• **Set task**
Skip any picture you find and retype all the remaining lines exactly.

— begin —

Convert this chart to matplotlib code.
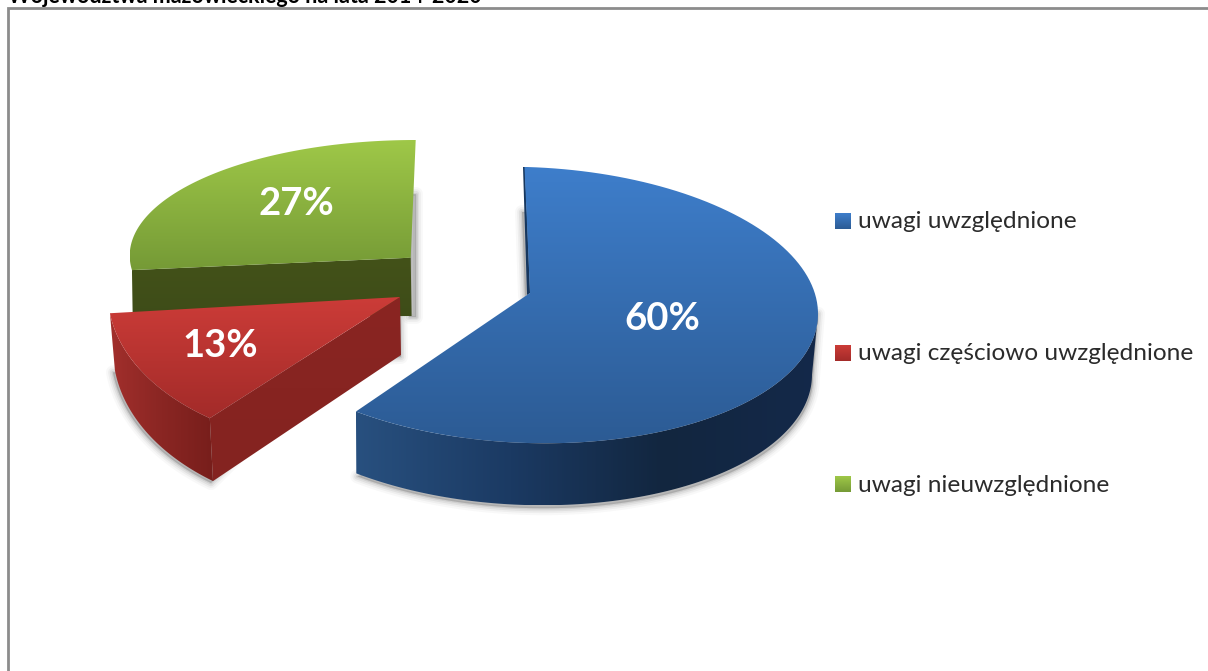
import numpy as np
import matplotlib
matplotlib.use("Agg")
import matplotlib.pyplot as plt
from matplotlib.colors import LinearSegmentedColormap
from matplotlib.patches import Polygon

categories = ["uwagi uwzględnione", "uwagi częściowo uwzględnione", "uwagi nieuwzględnione"]
values = [60, 13, 27]
title_text = "Województwa mazowieckiego na lata 2014-2020"

FONT = "Lato"
W, H = 1208, 671

fig = plt.figure(figsize=(W / 100, H / 100), dpi=100)
ax = fig.add_axes([0, 0, 1, 1])
ax.set_xlim(0, W)
ax.set_ylim(H, 0)
ax.axis("off")

# slice angles, clockwise from 12 o'clock, in matplotlib degrees
fracs = np.array(values) / sum(values)
ends = np.cumsum(fracs) * 360
starts = ends - fracs * 360
t_start = 90 - starts
t_end = 90 - ends


def arc(cx, cy, a, b, t0, t1, tilt=0.0, n=120):
    t = np.radians(np.linspace(t0, t1, n))
    x = cx + a * np.cos(t)
    return np.column_stack([x, cy - b * np.sin(t) + tilt * (x - cx)])


def grad_fill(pts, colors, horizontal=False, zorder=2):
    # gradient image clipped to the polygon
    pts = np.asarray(pts)
    x0, x1 = pts[:, 0].min(), pts[:, 0].max()
    y0, y1 = pts[:, 1].min(), pts[:, 1].max()
    cmap = LinearSegmentedColormap.from_list("g", colors)
    g = np.linspace(0, 1, 256)
    g = g.reshape(1, -1) if horizontal else g.reshape(-1, 1)
    im = ax.imshow(g, cmap=cmap, extent=[x0, x1, y1, y0], aspect="auto", zorder=zorder, interpolation="bilinear")
    poly = Polygon(pts, closed=True, transform=ax.transData, fc="none", ec="none")
    ax.add_patch(poly)
    im.set_clip_path(poly)
    return im


def shadow(pts, zorder=1):
    for lw, alpha in [(10, 0.04), (7, 0.06), (4.5, 0.09), (2, 0.12)]:
        ax.add_patch(Polygon(pts, closed=True, fc="#555555", ec="#555555", lw=lw, alpha=alpha,
                             joinstyle="round", zorder=zorder))


# ---- green slice
g_top = arc(415.7, 255.6, 286, 115.6, t_start[2] + 360, 90)
green_apex = (410.7, 257.7)
green_top = np.vstack([[green_apex], g_top])
green_front = [green_apex, g_top[0], (132.7, 318), (411.6, 316)]
shadow([(409, 194), (416, 194), (416, 317), (409, 317)])

# ---- red slice
r_apex = (400, 297)
r_top = arc(355, 294, 247, 153.5, t_start[1], t_end[1])
r_bot = arc(355.6, 350, 242.6, 162, t_start[1], t_end[1])
red_top = np.vstack([[r_apex], r_top])
red_rim = np.vstack([r_top, r_bot[::-1]])
red_front = [r_apex, r_top[0], r_bot[0], (401, 355)]
shadow(np.vstack([r_bot + [-2, 2], [(401, 357)], [r_apex]]))

# ---- blue slice
b_apex = (530, 293)
TILT = 0.03
b_top = arc(527, 305, 291, 138, 90, t_end[0], TILT)
b_rim_top = arc(527, 305, 291, 138, t_end[0], 0, TILT)
b_rim_bot = arc(525, 366, 287, 139, t_end[0], 0, TILT)
blue_top = np.vstack([[b_apex], [(524.5, 167)], b_top])
blue_rim = np.vstack([b_rim_top, b_rim_bot[::-1]])
blue_sliver = [(523, 167), (525, 167), b_apex, (527, 295)]
shadow(np.vstack([b_rim_bot + [1, 3], [b_rim_top[-1]]]))
shadow([(522, 212), (527, 212), (530, 293), (525, 296)])

# ---- faces, back to front
grad_fill(green_front, ["#435219", "#3e4c18"], zorder=3)
grad_fill(green_top, ["#9fc848", "#759a36"], zorder=4)

grad_fill(red_front, ["#8a2522", "#842320"], zorder=5)
grad_fill(red_rim, ["#a22f2c", "#8a2623", "#771e1b"], horizontal=True, zorder=5)
grad_fill(red_top, ["#cc3c38", "#a32b29"], zorder=6)

ax.add_patch(Polygon(blue_sliver, closed=True, fc="#17375e", ec="none", zorder=7))
grad_fill(blue_rim, ["#28507f", "#1b3a63", "#12263f", "#14294a"], horizontal=True, zorder=7)
grad_fill(blue_top, ["#3e7ecb", "#2c5b94"], zorder=8)

# ---- data labels
label_pos = [(662, 319), (220, 346), (296, 204)]
for v, (x, y) in zip(values, label_pos):
    ax.text(x, y, f"{v}%", color="white", fontsize=27.5, fontweight="bold", family=FONT,
            ha="center", va="center", zorder=10)

# ---- legend
leg_y = [221, 353, 484]
leg_colors = [("#3e7ecb", "#2c5b94"), ("#cc3c38", "#a32b29"), ("#9fc848", "#759a36")]
for name, y, cols in zip(categories, leg_y, leg_colors):
    grad_fill([(835, y - 8), (851, y - 8), (851, y + 8), (835, y + 8)], cols, zorder=9)
    ax.text(858, y + 1, name, fontsize=17.6, color="#2b2b2b", family=FONT, ha="left", va="center", zorder=10)

# ---- frame, runs off the right and bottom
ax.plot([8, 8, W + 5], [H + 5, 8, 8], color="#8c8c8c", lw=2, solid_joinstyle="miter", zorder=11)

# title is cut by the top edge of the page
ax.text(8, 3, title_text, fontsize=15.5, fontweight="bold", color="black", family=FONT,
        ha="left", va="baseline", zorder=11)

ax.set_xlim(0, W)
ax.set_ylim(H, 0)
fig.savefig("out.png", dpi=100, facecolor="white")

— end —

• **Task answer**
Convert this chart to matplotlib code.
import numpy as np
import matplotlib
matplotlib.use("Agg")
import matplotlib.pyplot as plt
from matplotlib.colors import LinearSegmentedColormap
from matplotlib.patches import Polygon

categories = ["uwagi uwzględnione", "uwagi częściowo uwzględnione", "uwagi nieuwzględnione"]
values = [60, 13, 27]
title_text = "Województwa mazowieckiego na lata 2014-2020"

FONT = "Lato"
W, H = 1208, 671

fig = plt.figure(figsize=(W / 100, H / 100), dpi=100)
ax = fig.add_axes([0, 0, 1, 1])
ax.set_xlim(0, W)
ax.set_ylim(H, 0)
ax.axis("off")

# slice angles, clockwise from 12 o'clock, in matplotlib degrees
fracs = np.array(values) / sum(values)
ends = np.cumsum(fracs) * 360
starts = ends - fracs * 360
t_start = 90 - starts
t_end = 90 - ends


def arc(cx, cy, a, b, t0, t1, tilt=0.0, n=120):
    t = np.radians(np.linspace(t0, t1, n))
    x = cx + a * np.cos(t)
    return np.column_stack([x, cy - b * np.sin(t) + tilt * (x - cx)])


def grad_fill(pts, colors, horizontal=False, zorder=2):
    # gradient image clipped to the polygon
    pts = np.asarray(pts)
    x0, x1 = pts[:, 0].min(), pts[:, 0].max()
    y0, y1 = pts[:, 1].min(), pts[:, 1].max()
    cmap = LinearSegmentedColormap.from_list("g", colors)
    g = np.linspace(0, 1, 256)
    g = g.reshape(1, -1) if horizontal else g.reshape(-1, 1)
    im = ax.imshow(g, cmap=cmap, extent=[x0, x1, y1, y0], aspect="auto", zorder=zorder, interpolation="bilinear")
    poly = Polygon(pts, closed=True, transform=ax.transData, fc="none", ec="none")
    ax.add_patch(poly)
    im.set_clip_path(poly)
    return im


def shadow(pts, zorder=1):
    for lw, alpha in [(10, 0.04), (7, 0.06), (4.5, 0.09), (2, 0.12)]:
        ax.add_patch(Polygon(pts, closed=True, fc="#555555", ec="#555555", lw=lw, alpha=alpha,
                             joinstyle="round", zorder=zorder))


# ---- green slice
g_top = arc(415.7, 255.6, 286, 115.6, t_start[2] + 360, 90)
green_apex = (410.7, 257.7)
green_top = np.vstack([[green_apex], g_top])
green_front = [green_apex, g_top[0], (132.7, 318), (411.6, 316)]
shadow([(409, 194), (416, 194), (416, 317), (409, 317)])

# ---- red slice
r_apex = (400, 297)
r_top = arc(355, 294, 247, 153.5, t_start[1], t_end[1])
r_bot = arc(355.6, 350, 242.6, 162, t_start[1], t_end[1])
red_top = np.vstack([[r_apex], r_top])
red_rim = np.vstack([r_top, r_bot[::-1]])
red_front = [r_apex, r_top[0], r_bot[0], (401, 355)]
shadow(np.vstack([r_bot + [-2, 2], [(401, 357)], [r_apex]]))

# ---- blue slice
b_apex = (530, 293)
TILT = 0.03
b_top = arc(527, 305, 291, 138, 90, t_end[0], TILT)
b_rim_top = arc(527, 305, 291, 138, t_end[0], 0, TILT)
b_rim_bot = arc(525, 366, 287, 139, t_end[0], 0, TILT)
blue_top = np.vstack([[b_apex], [(524.5, 167)], b_top])
blue_rim = np.vstack([b_rim_top, b_rim_bot[::-1]])
blue_sliver = [(523, 167), (525, 167), b_apex, (527, 295)]
shadow(np.vstack([b_rim_bot + [1, 3], [b_rim_top[-1]]]))
shadow([(522, 212), (527, 212), (530, 293), (525, 296)])

# ---- faces, back to front
grad_fill(green_front, ["#435219", "#3e4c18"], zorder=3)
grad_fill(green_top, ["#9fc848", "#759a36"], zorder=4)

grad_fill(red_front, ["#8a2522", "#842320"], zorder=5)
grad_fill(red_rim, ["#a22f2c", "#8a2623", "#771e1b"], horizontal=True, zorder=5)
grad_fill(red_top, ["#cc3c38", "#a32b29"], zorder=6)

ax.add_patch(Polygon(blue_sliver, closed=True, fc="#17375e", ec="none", zorder=7))
grad_fill(blue_rim, ["#28507f", "#1b3a63", "#12263f", "#14294a"], horizontal=True, zorder=7)
grad_fill(blue_top, ["#3e7ecb", "#2c5b94"], zorder=8)

# ---- data labels
label_pos = [(662, 319), (220, 346), (296, 204)]
for v, (x, y) in zip(values, label_pos):
    ax.text(x, y, f"{v}%", color="white", fontsize=27.5, fontweight="bold", family=FONT,
            ha="center", va="center", zorder=10)

# ---- legend
leg_y = [221, 353, 484]
leg_colors = [("#3e7ecb", "#2c5b94"), ("#cc3c38", "#a32b29"), ("#9fc848", "#759a36")]
for name, y, cols in zip(categories, leg_y, leg_colors):
    grad_fill([(835, y - 8), (851, y - 8), (851, y + 8), (835, y + 8)], cols, zorder=9)
    ax.text(858, y + 1, name, fontsize=17.6, color="#2b2b2b", family=FONT, ha="left", va="center", zorder=10)

# ---- frame, runs off the right and bottom
ax.plot([8, 8, W + 5], [H + 5, 8, 8], color="#8c8c8c", lw=2, solid_joinstyle="miter", zorder=11)

# title is cut by the top edge of the page
ax.text(8, 3, title_text, fontsize=15.5, fontweight="bold", color="black", family=FONT,
        ha="left", va="baseline", zorder=11)

ax.set_xlim(0, W)
ax.set_ylim(H, 0)
fig.savefig("out.png", dpi=100, facecolor="white")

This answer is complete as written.